Without omitting anything, retype the data that follows.

(Code that draws figures)
• • • •
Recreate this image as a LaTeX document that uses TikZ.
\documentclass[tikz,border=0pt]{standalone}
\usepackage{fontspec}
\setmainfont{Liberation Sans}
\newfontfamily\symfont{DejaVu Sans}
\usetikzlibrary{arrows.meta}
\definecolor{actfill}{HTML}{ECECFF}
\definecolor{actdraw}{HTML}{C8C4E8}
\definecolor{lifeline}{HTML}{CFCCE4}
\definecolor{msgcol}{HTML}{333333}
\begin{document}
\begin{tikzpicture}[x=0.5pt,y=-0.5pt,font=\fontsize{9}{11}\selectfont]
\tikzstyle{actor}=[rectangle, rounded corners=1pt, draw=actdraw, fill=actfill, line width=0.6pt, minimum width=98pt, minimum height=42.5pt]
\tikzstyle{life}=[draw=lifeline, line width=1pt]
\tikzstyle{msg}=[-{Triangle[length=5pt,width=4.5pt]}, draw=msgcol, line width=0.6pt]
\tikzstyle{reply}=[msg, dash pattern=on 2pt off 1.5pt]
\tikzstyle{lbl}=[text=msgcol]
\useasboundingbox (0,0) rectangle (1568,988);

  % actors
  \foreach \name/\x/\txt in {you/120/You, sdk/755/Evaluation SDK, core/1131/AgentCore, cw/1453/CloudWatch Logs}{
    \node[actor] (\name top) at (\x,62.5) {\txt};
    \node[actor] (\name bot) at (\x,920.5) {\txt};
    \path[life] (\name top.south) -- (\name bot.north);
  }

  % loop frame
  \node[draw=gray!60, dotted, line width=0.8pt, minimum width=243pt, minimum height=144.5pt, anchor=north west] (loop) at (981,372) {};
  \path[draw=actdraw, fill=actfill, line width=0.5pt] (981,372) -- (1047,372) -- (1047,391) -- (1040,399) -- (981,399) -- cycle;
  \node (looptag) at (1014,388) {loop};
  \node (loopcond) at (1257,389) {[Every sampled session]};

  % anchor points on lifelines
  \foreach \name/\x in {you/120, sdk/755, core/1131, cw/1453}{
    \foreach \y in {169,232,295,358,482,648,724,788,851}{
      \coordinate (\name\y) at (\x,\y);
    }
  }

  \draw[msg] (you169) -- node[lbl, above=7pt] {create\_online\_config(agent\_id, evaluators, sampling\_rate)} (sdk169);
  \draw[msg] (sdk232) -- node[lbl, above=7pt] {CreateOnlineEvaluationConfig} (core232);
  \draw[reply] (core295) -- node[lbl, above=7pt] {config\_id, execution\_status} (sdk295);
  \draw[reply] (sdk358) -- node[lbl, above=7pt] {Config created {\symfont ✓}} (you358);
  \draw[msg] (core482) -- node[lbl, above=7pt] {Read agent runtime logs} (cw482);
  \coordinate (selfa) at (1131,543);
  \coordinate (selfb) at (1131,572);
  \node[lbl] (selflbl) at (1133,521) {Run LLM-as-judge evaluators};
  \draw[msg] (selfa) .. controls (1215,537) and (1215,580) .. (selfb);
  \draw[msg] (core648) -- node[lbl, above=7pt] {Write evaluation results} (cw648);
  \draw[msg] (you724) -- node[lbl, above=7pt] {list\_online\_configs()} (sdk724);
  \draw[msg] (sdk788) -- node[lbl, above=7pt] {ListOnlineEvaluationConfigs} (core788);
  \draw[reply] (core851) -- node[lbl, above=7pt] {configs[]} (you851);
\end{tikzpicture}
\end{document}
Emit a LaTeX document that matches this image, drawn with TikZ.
• • • •
## REPLY TO THE TASK
Recreate this image as a LaTeX document that uses TikZ.
\documentclass[tikz,border=0pt]{standalone}
\usepackage{fontspec}
\setmainfont{Liberation Sans}
\newfontfamily\symfont{DejaVu Sans}
\usetikzlibrary{arrows.meta}
\definecolor{actfill}{HTML}{ECECFF}
\definecolor{actdraw}{HTML}{C8C4E8}
\definecolor{lifeline}{HTML}{CFCCE4}
\definecolor{msgcol}{HTML}{333333}
\begin{document}
\begin{tikzpicture}[x=0.5pt,y=-0.5pt,font=\fontsize{9}{11}\selectfont]
\tikzstyle{actor}=[rectangle, rounded corners=1pt, draw=actdraw, fill=actfill, line width=0.6pt, minimum width=98pt, minimum height=42.5pt]
\tikzstyle{life}=[draw=lifeline, line width=1pt]
\tikzstyle{msg}=[-{Triangle[length=5pt,width=4.5pt]}, draw=msgcol, line width=0.6pt]
\tikzstyle{reply}=[msg, dash pattern=on 2pt off 1.5pt]
\tikzstyle{lbl}=[text=msgcol]
\useasboundingbox (0,0) rectangle (1568,988);

  % actors
  \foreach \name/\x/\txt in {you/120/You, sdk/755/Evaluation SDK, core/1131/AgentCore, cw/1453/CloudWatch Logs}{
    \node[actor] (\name top) at (\x,62.5) {\txt};
    \node[actor] (\name bot) at (\x,920.5) {\txt};
    \path[life] (\name top.south) -- (\name bot.north);
  }

  % loop frame
  \node[draw=gray!60, dotted, line width=0.8pt, minimum width=243pt, minimum height=144.5pt, anchor=north west] (loop) at (981,372) {};
  \path[draw=actdraw, fill=actfill, line width=0.5pt] (981,372) -- (1047,372) -- (1047,391) -- (1040,399) -- (981,399) -- cycle;
  \node (looptag) at (1014,388) {loop};
  \node (loopcond) at (1257,389) {[Every sampled session]};

  % anchor points on lifelines
  \foreach \name/\x in {you/120, sdk/755, core/1131, cw/1453}{
    \foreach \y in {169,232,295,358,482,648,724,788,851}{
      \coordinate (\name\y) at (\x,\y);
    }
  }

  \draw[msg] (you169) -- node[lbl, above=7pt] {create\_online\_config(agent\_id, evaluators, sampling\_rate)} (sdk169);
  \draw[msg] (sdk232) -- node[lbl, above=7pt] {CreateOnlineEvaluationConfig} (core232);
  \draw[reply] (core295) -- node[lbl, above=7pt] {config\_id, execution\_status} (sdk295);
  \draw[reply] (sdk358) -- node[lbl, above=7pt] {Config created {\symfont ✓}} (you358);
  \draw[msg] (core482) -- node[lbl, above=7pt] {Read agent runtime logs} (cw482);
  \coordinate (selfa) at (1131,543);
  \coordinate (selfb) at (1131,572);
  \node[lbl] (selflbl) at (1133,521) {Run LLM-as-judge evaluators};
  \draw[msg] (selfa) .. controls (1215,537) and (1215,580) .. (selfb);
  \draw[msg] (core648) -- node[lbl, above=7pt] {Write evaluation results} (cw648);
  \draw[msg] (you724) -- node[lbl, above=7pt] {list\_online\_configs()} (sdk724);
  \draw[msg] (sdk788) -- node[lbl, above=7pt] {ListOnlineEvaluationConfigs} (core788);
  \draw[reply] (core851) -- node[lbl, above=7pt] {configs[]} (you851);
\end{tikzpicture}
\end{document}
Emit a LaTeX document that matches this image, drawn with TikZ.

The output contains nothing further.